Medical Office and Specialty Clinic Buildings

Beyond the major hospital campuses, Albuquerque's medical office building stock — dialysis centers, imaging clinics, oncology offices, and surgical centers along the Lomas Boulevard NE medical corridor, the Gibson Blvd medical zone near Kirtland AFB, and the growing Northeast Heights clinic campuses — presents a scaled-down version of the same coordination requirements. Dialysis and infusion center buildings have critical HVAC requirements for immunocompromised patients. Imaging centers have equipment rooms with vibration sensitivity. Outpatient surgical centers have the same hot-work permit requirements as hospital campuses.

We assess the specific operational constraints of every medical building before scoping — not just the roof deck condition. The coordination requirements for a dialysis center reroof are different from those for a standard medical office building, and a scope that doesn't account for those differences will produce problems during production that cost more to resolve than they would have cost to anticipate.

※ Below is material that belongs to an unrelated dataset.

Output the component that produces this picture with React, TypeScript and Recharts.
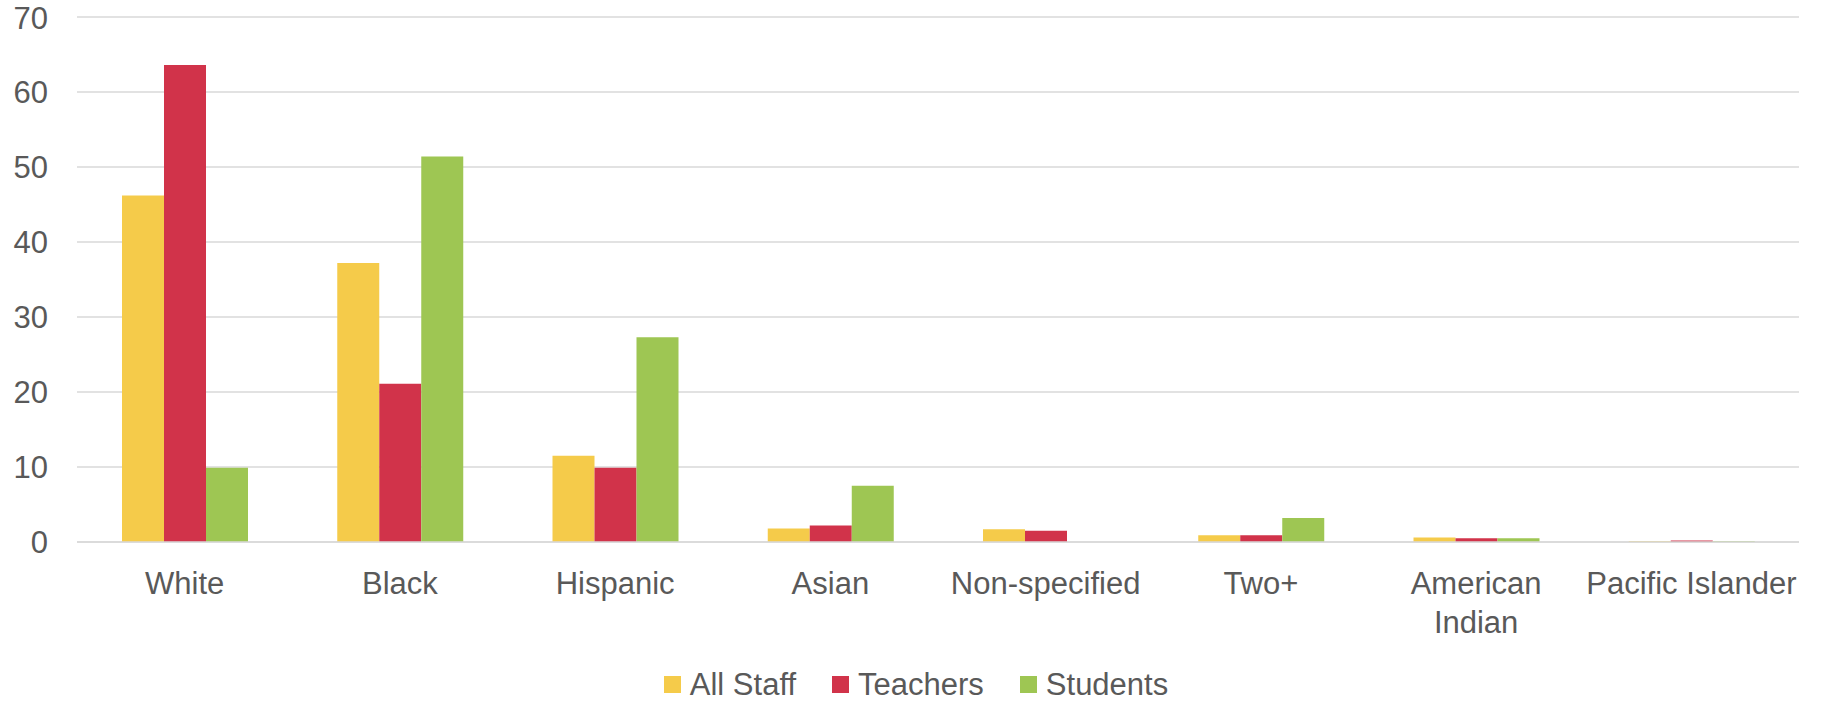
import { BarChart, Bar, XAxis, YAxis, CartesianGrid, Legend } from "recharts";

const groups = [
  "White",
  "Black",
  "Hispanic",
  "Asian",
  "Non-specified",
  "Two+",
  "American Indian",
  "Pacific Islander",
];

const allStaff = [46.2, 37.2, 11.5, 1.8, 1.7, 0.9, 0.6, 0.1];
const teachers = [63.6, 21.1, 9.9, 2.2, 1.5, 0.9, 0.5, 0.2];
const students = [9.9, 51.4, 27.3, 7.5, 0, 3.2, 0.5, 0.1];

const yTicks = [0, 10, 20, 30, 40, 50, 60, 70];

const seriesList = [
  { key: "allStaff", name: "All Staff", color: "#F5CB4A" },
  { key: "teachers", name: "Teachers", color: "#D1334A" },
  { key: "students", name: "Students", color: "#9EC653" },
];

const data = groups.map((g, i) => ({
  group: g,
  allStaff: allStaff[i],
  teachers: teachers[i],
  students: students[i],
}));

const FONT = '"Liberation Sans", Arial, sans-serif';
const TEXT = "#595959";
const GRID = "#D9D9D9";

let ctx: CanvasRenderingContext2D | null = null;
const textWidth = (s: string) => {
  if (!ctx) {
    ctx = document.createElement("canvas").getContext("2d");
    if (ctx) ctx.font = `31px ${FONT}`;
  }
  return ctx ? ctx.measureText(s).width : s.length * 16;
};

// wrap a label into lines no wider than the band
const wrapLabel = (label: string, max: number) => {
  const words = label.split(" ");
  const lines: string[] = [];
  let cur = "";
  words.forEach((w) => {
    const next = cur ? cur + " " + w : w;
    if (cur && textWidth(next) > max) {
      lines.push(cur);
      cur = w;
    } else {
      cur = next;
    }
  });
  if (cur) lines.push(cur);
  return lines;
};

const CategoryTick = (props: any) => {
  const { x, y, payload } = props;
  const lines = wrapLabel(payload.value, 215);
  return (
    <text x={x} y={y} textAnchor="middle" fill={TEXT} fontSize={31} fontFamily={FONT}>
      {lines.map((l, i) => (
        <tspan key={i} x={x} dy={i === 0 ? "0.71em" : 38.5}>
          {l}
        </tspan>
      ))}
    </text>
  );
};

const LegendContent = () => (
  <div
    style={{
      display: "flex",
      justifyContent: "center",
      alignItems: "center",
      height: 40,
      paddingLeft: 10,
      fontFamily: FONT,
      fontSize: 31,
      color: TEXT,
    }}
  >
    {seriesList.map((s, i) => (
      <span
        key={s.key}
        style={{ display: "flex", alignItems: "center", marginLeft: i === 0 ? 0 : 36, lineHeight: 1 }}
      >
        <span style={{ width: 17, height: 17, background: s.color, marginRight: 9, display: "inline-block" }} />
        {s.name}
      </span>
    ))}
  </div>
);

export default function App() {
  return (
    <div style={{ position: "absolute", left: 0, top: 0, background: "#fff" }}>
      <BarChart
        width={1822}
        height={701}
        data={data}
        margin={{ top: 17, right: 23, bottom: 0, left: 0 }}
        barCategoryGap={45}
        barGap={0}
      >
        <CartesianGrid vertical={false} stroke={GRID} strokeWidth={1.5} />
        <XAxis
          dataKey="group"
          height={119}
          interval={0}
          axisLine={{ stroke: GRID, strokeWidth: 1.5 }}
          tickLine={false}
          tickSize={0}
          tickMargin={30}
          tick={<CategoryTick />}
        />
        <YAxis
          type="number"
          domain={[0, 70]}
          ticks={yTicks}
          width={77}
          axisLine={false}
          tickLine={false}
          tickSize={0}
          tickMargin={29}
          tick={{ fill: TEXT, fontSize: 31, fontFamily: FONT }}
        />
        <Legend
          verticalAlign="bottom"
          width={1822}
          height={40}
          wrapperStyle={{ left: 0, top: 664 }}
          content={<LegendContent />}
        />
        {seriesList.map((s) => (
          <Bar key={s.key} dataKey={s.key} name={s.name} fill={s.color} isAnimationActive={false} />
        ))}
      </BarChart>
    </div>
  );
}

Frequently asked questions

What infection control documentation do you provide for hospital campus roofing?

We provide an Infection Control Risk Assessment (ICRA) document prior to any roofing work on hospital campuses. The ICRA identifies the work zone, the adjacent patient-care areas, the particulate control measures in place, the HVAC coordination plan, and the escalation procedure if conditions in the work zone change. This document is reviewed and approved by the hospital's infection control officer before work begins on each phase.

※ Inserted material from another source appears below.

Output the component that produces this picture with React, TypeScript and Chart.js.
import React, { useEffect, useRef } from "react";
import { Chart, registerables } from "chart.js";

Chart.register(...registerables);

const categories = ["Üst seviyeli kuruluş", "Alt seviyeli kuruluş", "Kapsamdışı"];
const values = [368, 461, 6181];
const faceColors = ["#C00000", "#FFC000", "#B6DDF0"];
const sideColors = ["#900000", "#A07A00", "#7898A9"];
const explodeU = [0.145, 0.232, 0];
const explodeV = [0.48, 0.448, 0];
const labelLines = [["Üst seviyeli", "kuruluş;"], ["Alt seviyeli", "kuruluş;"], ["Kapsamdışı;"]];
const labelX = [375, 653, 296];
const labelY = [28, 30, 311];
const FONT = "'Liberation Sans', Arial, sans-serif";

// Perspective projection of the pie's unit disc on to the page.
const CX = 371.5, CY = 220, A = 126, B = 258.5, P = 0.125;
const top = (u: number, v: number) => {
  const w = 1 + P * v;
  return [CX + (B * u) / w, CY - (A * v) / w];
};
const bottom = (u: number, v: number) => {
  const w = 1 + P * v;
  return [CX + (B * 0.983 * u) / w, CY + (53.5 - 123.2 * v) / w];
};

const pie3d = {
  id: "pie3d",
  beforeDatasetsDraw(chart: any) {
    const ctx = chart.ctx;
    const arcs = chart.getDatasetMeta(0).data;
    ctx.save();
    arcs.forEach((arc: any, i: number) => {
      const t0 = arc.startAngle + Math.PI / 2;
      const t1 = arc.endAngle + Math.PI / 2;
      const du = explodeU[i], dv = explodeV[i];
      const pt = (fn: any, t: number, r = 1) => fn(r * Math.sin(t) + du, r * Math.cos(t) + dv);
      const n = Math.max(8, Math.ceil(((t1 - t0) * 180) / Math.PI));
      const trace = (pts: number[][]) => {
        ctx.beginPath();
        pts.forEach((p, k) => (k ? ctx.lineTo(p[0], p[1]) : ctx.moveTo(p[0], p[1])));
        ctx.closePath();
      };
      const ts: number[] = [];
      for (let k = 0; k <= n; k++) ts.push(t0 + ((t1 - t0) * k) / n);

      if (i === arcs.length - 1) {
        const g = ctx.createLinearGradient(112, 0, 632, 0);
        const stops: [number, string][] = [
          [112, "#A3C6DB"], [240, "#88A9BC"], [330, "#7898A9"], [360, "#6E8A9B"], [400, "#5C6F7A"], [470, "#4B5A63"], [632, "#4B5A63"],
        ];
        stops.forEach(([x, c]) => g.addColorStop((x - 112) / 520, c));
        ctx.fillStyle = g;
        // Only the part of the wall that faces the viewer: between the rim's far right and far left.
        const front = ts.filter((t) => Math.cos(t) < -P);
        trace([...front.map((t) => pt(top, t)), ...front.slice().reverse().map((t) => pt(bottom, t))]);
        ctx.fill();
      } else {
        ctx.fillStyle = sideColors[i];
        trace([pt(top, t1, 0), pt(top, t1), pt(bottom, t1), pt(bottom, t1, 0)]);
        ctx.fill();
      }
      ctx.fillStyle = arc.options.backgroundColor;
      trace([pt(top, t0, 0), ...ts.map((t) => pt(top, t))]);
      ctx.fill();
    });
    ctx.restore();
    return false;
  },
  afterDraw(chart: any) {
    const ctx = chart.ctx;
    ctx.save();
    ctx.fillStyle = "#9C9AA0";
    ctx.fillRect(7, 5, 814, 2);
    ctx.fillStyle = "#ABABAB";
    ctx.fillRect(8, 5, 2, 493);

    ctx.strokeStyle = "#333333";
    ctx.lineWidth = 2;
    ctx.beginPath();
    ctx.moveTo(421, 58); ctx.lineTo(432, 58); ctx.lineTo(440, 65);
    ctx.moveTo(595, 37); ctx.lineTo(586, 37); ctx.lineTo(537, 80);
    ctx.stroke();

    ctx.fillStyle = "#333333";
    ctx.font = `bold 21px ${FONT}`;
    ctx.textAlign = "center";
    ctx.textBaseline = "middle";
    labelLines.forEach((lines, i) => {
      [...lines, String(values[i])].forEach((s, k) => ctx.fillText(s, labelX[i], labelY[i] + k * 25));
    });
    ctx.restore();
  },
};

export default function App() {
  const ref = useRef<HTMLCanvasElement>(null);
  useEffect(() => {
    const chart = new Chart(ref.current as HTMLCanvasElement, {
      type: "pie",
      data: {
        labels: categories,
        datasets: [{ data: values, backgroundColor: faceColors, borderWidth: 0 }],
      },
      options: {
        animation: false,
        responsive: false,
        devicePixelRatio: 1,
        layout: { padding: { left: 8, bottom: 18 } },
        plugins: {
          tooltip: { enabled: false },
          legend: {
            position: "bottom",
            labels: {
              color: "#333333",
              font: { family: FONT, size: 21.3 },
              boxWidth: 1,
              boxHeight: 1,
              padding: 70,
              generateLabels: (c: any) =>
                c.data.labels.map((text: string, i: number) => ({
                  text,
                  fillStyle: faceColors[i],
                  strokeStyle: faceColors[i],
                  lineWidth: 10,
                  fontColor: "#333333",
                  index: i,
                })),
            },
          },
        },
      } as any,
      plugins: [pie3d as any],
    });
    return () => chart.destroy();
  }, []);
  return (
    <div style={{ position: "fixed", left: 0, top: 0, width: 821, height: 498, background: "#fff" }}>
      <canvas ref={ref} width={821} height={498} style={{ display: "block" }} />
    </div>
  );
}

How do hot-work permits work on Albuquerque hospital campuses?

Hospital campus hot-work permits are separate from and additional to the City of Albuquerque fire marshal permit. At UNM Hospital and the VA campus, the hot-work review process involves the facilities engineer, the infection control officer, and the fire safety coordinator. We initiate this process during pre-construction — it takes several days to complete — and we hold production on any hot-work scope until the hospital permit is issued and the pre-work inspection is complete.

Can roofing work proceed over occupied surgical floors?

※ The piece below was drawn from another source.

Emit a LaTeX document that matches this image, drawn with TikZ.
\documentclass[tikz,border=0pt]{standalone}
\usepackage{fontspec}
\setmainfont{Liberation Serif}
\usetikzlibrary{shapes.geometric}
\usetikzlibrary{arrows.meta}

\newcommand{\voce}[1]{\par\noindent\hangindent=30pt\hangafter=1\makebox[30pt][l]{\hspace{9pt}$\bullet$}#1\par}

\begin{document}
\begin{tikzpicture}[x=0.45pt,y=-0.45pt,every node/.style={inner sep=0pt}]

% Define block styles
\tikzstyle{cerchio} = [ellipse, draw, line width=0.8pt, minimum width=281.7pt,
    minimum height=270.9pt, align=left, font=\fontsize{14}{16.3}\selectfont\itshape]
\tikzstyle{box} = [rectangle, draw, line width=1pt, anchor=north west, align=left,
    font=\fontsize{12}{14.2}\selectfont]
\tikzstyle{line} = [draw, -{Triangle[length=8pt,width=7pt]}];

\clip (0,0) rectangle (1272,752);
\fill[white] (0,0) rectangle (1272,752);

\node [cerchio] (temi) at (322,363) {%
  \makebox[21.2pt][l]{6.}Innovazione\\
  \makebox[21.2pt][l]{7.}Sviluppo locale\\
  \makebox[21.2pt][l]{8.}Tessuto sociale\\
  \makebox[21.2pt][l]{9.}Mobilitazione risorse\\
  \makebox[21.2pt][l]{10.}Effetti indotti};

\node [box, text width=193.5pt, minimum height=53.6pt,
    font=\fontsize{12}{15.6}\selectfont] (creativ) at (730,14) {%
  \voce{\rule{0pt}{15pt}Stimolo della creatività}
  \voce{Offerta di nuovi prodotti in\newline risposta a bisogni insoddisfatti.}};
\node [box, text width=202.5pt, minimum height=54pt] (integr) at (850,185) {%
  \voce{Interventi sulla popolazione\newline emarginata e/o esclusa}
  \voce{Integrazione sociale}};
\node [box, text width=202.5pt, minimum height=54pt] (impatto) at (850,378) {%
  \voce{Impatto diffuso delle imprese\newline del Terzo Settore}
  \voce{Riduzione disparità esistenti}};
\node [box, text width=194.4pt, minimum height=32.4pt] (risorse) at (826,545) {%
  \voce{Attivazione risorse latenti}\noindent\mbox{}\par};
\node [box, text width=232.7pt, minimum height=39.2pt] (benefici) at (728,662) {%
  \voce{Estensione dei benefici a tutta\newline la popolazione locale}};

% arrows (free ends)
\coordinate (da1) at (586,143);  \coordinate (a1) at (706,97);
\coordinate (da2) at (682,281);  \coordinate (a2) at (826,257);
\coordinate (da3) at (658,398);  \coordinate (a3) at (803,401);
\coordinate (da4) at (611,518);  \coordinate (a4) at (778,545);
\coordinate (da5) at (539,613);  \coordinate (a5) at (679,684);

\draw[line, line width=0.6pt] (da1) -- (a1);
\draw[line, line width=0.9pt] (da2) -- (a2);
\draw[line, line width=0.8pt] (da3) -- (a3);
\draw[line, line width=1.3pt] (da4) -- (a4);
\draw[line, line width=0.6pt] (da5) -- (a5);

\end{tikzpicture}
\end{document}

Work directly over occupied surgical suites and ICU floors is confined to off-hours windows — typically evening and early morning — where surgical and critical-care schedules allow it. We coordinate the production schedule with the hospital's facilities and OR scheduling teams during pre-construction and document the approved work windows before mobilization. No production begins over those zones outside the approved windows.

Do you work at the VA Medical Center on Constitution Ave?

We work on the commercial buildings in the vicinity of the Raymond G. Murphy VA Medical Center. Work on the VA campus itself is subject to federal procurement requirements. For privately-owned medical office and clinic buildings adjacent to VA facilities, we coordinate any necessary access or security documentation in pre-construction.